Nach dem Abendessen spazierten wir noch durch die Anlage. Die zauberhafte Beleuchtung verlieh ihr ein malerisches Aussehen. Gemeinsam mit den fremdartigen Geräuschen und Kenias Sternenhimmel sogen wir ewig verbleibende Traumbilder in uns auf. Während Dorit und die Kinder in ihrem Domizil verschwanden, schnappte ich mir meine Kameraausrüstung, denn ich wollte dieses malerische Ambiente einfangen. Nachdem ich eine geeignete Stelle gefunden hatte, baute ich meine Ausrüstung auf und begann mit meinen ersten Langzeitbelichtungen bei Nacht. Viele Leute schauten eine Zeitlang interessiert zu. Aber nur eine Niederländerin, die mit ihrem Mann und einem befreundeten Pärchen unterwegs war, sprach mich auf Englisch an. Nach einem kurzen Wortwechsel fragte sie mich, ob ich Deutscher bin. Ich bejahte und fragte, wie sie darauf käme. Ich hätte einen deutschen Akzent, meinte sie. Dann setzten wir unser Gespräch auf Deutsch fort. Sie war ebenfalls eine begeisterte Fotografin, die wie ich von Nikon-Kameras schwärmte. Ihr Mann rümpfte die Nase und sagte: «Ein richtiger Fotograf steht auf Canon».

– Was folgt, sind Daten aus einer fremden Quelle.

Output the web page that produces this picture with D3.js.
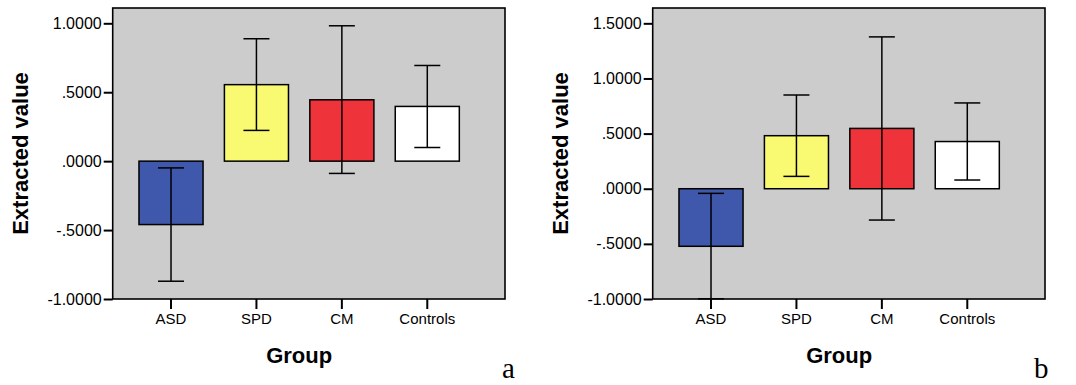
<!DOCTYPE html>
<html>
<head>
<meta charset="utf-8">
<script src="https://cdn.jsdelivr.net/npm/d3@7"></script>
<style>
  html, body { margin: 0; padding: 0; background: #ffffff; }
  svg { display: block; }
</style>
</head>
<body>
<svg id="chart" width="1076" height="385"></svg>
<script>
// ---- Data ----
const categories = ["ASD", "SPD", "CM", "Controls"];
const colors = ["#3f58ab", "#fafa72", "#ef333b", "#ffffff"];

const meansA = [-0.460, 0.555, 0.445, 0.397];
const lowerA = [-0.871, 0.223, -0.089, 0.099];
const upperA = [-0.049, 0.888, 0.982, 0.694];
const ticksA = [-1.0, -0.5, 0.0, 0.5, 1.0];
const tickLabelsA = ["-1.0000", "-.5000", ".0000", ".5000", "1.0000"];

const meansB = [-0.522, 0.481, 0.547, 0.428];
const lowerB = [-0.998, 0.112, -0.284, 0.079];
const upperB = [-0.042, 0.850, 1.377, 0.778];
const ticksB = [-1.0, -0.5, 0.0, 0.5, 1.0, 1.5];
const tickLabelsB = ["-1.0000", "-.5000", ".0000", ".5000", "1.0000", "1.5000"];

const panelLetters = ["a", "b"];
const yTitle = "Extracted value";
const xTitle = "Group";

// ---- Drawing ----
const svg = d3.select("#chart");

function drawPanel(offsetX, means, lower, upper, ticks, tickLabels, yMax, letter) {
  const left = 112.7 + offsetX, right = 505 + offsetX, top = 8, bottom = 299;
  const g = svg.append("g");

  const x = d3.scaleBand().domain(categories)
    .range([128.3 + offsetX, 470 + offsetX]).paddingInner(0.25).paddingOuter(0.125);
  const y = d3.scaleLinear().domain([-1, yMax]).range([bottom, top]);

  // plot background
  g.append("rect")
    .attr("x", left).attr("y", top)
    .attr("width", right - left).attr("height", bottom - top)
    .attr("fill", "#cccccc");

  // bars
  g.selectAll("rect.bar").data(categories).enter().append("rect")
    .attr("class", "bar")
    .attr("x", d => x(d))
    .attr("width", x.bandwidth())
    .attr("y", (d, i) => y(Math.max(0, means[i])))
    .attr("height", (d, i) => Math.abs(y(means[i]) - y(0)))
    .attr("fill", (d, i) => colors[i])
    .attr("stroke", "#000").attr("stroke-width", 1.5);

  // error bars
  const cap = 13;
  const eb = g.selectAll("g.eb").data(categories).enter().append("g").attr("class", "eb")
    .attr("stroke", "#000").attr("stroke-width", 1.5);
  eb.append("line")
    .attr("x1", d => x(d) + x.bandwidth() / 2).attr("x2", d => x(d) + x.bandwidth() / 2)
    .attr("y1", (d, i) => y(lower[i])).attr("y2", (d, i) => y(upper[i]));
  eb.append("line")
    .attr("x1", d => x(d) + x.bandwidth() / 2 - cap).attr("x2", d => x(d) + x.bandwidth() / 2 + cap)
    .attr("y1", (d, i) => y(upper[i])).attr("y2", (d, i) => y(upper[i]));
  eb.append("line")
    .attr("x1", d => x(d) + x.bandwidth() / 2 - cap).attr("x2", d => x(d) + x.bandwidth() / 2 + cap)
    .attr("y1", (d, i) => y(lower[i])).attr("y2", (d, i) => y(lower[i]));

  // frame
  g.append("rect")
    .attr("x", left).attr("y", top)
    .attr("width", right - left).attr("height", bottom - top)
    .attr("fill", "none").attr("stroke", "#000").attr("stroke-width", 1.6);

  // y axis
  const yAxis = g.append("g").attr("transform", `translate(${left},0)`)
    .call(d3.axisLeft(y).tickValues(ticks)
      .tickFormat((d, i) => tickLabels[i]).tickSize(9).tickPadding(2));
  yAxis.select(".domain").remove();
  yAxis.selectAll(".tick line").attr("stroke", "#000").attr("stroke-width", 2);
  yAxis.selectAll(".tick text")
    .attr("fill", "#000")
    .style("font-family", "Arial, 'Liberation Sans', sans-serif")
    .style("font-size", "16px");

  // x axis
  const xAxis = g.append("g").attr("transform", `translate(0,${bottom})`)
    .call(d3.axisBottom(x).tickSize(10).tickPadding(4));
  xAxis.select(".domain").remove();
  xAxis.selectAll(".tick line").attr("stroke", "#000").attr("stroke-width", 2);
  xAxis.selectAll(".tick text")
    .attr("fill", "#000")
    .style("font-family", "Arial, 'Liberation Sans', sans-serif")
    .style("font-size", "15px");

  // axis titles
  const xc = (x(categories[0]) + x(categories[categories.length - 1]) + x.bandwidth()) / 2;
  g.append("text")
    .attr("x", xc).attr("y", 363)
    .attr("text-anchor", "middle")
    .style("font-family", "Arial, 'Liberation Sans', sans-serif")
    .style("font-size", "22px").style("font-weight", "bold")
    .text(xTitle);

  g.append("text")
    .attr("transform", `translate(${27.5 + offsetX},${(top + bottom) / 2}) rotate(-90)`)
    .attr("text-anchor", "middle")
    .style("font-family", "Arial, 'Liberation Sans', sans-serif")
    .style("font-size", "22px").style("font-weight", "bold")
    .text(yTitle);

  // panel letter
  g.append("text")
    .attr("x", 502 + offsetX + (letter === "b" ? -8 : 0)).attr("y", 378)
    .style("font-family", "'Liberation Serif', 'Times New Roman', serif")
    .style("font-size", "29px")
    .text(letter);
}

drawPanel(0, meansA, lowerA, upperA, ticksA, tickLabelsA, 1.111, panelLetters[0]);
drawPanel(540, meansB, lowerB, upperB, ticksB, tickLabelsB, 1.639, panelLetters[1]);
</script>
</body>
</html>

So entwickelte sich eine lustige Plauderei. Nach einer viertel Stunde verabschiedeten sie sich und überließen mich meiner nächtlichen Fotografie.
Ich war schon beim Einpacken meiner Ausrüstung, als mich ein Security-Bediensteter des Resorts ansprach. Er wollte wissen, was man so in der Dunkelheit fotografiert. Auf mehr oder weniger gutem Englisch erklärte ich ihm etwas über Langzeitbelichtung. Er schien interessiert zu sein. Franzis, so hieß der gute Mann, wollte mir eine Stelle unweit der Unterkünfte aber noch innerhalb des Resorts zeigen, von der ich nachts eine gute Sicht über das monderleuchtete Land hätte und von wo aus ich eventuell Langzeitbelichtungen machen könnte. Ich war zu müde. Deshalb verabredeten wir uns für die folgende Nacht, auch, weil ich zuerst seine Identität an der Rezeption klären wollte, bevor ich mich einem Fremden auslieferte. Vorab: Er war in Ordnung.
Franzis wünschte mir noch eine gute Nacht und verschwand in der Dunkelheit. Nach dem ich alle meine Sachen zusammengepackt hatte, verschwand auch ich.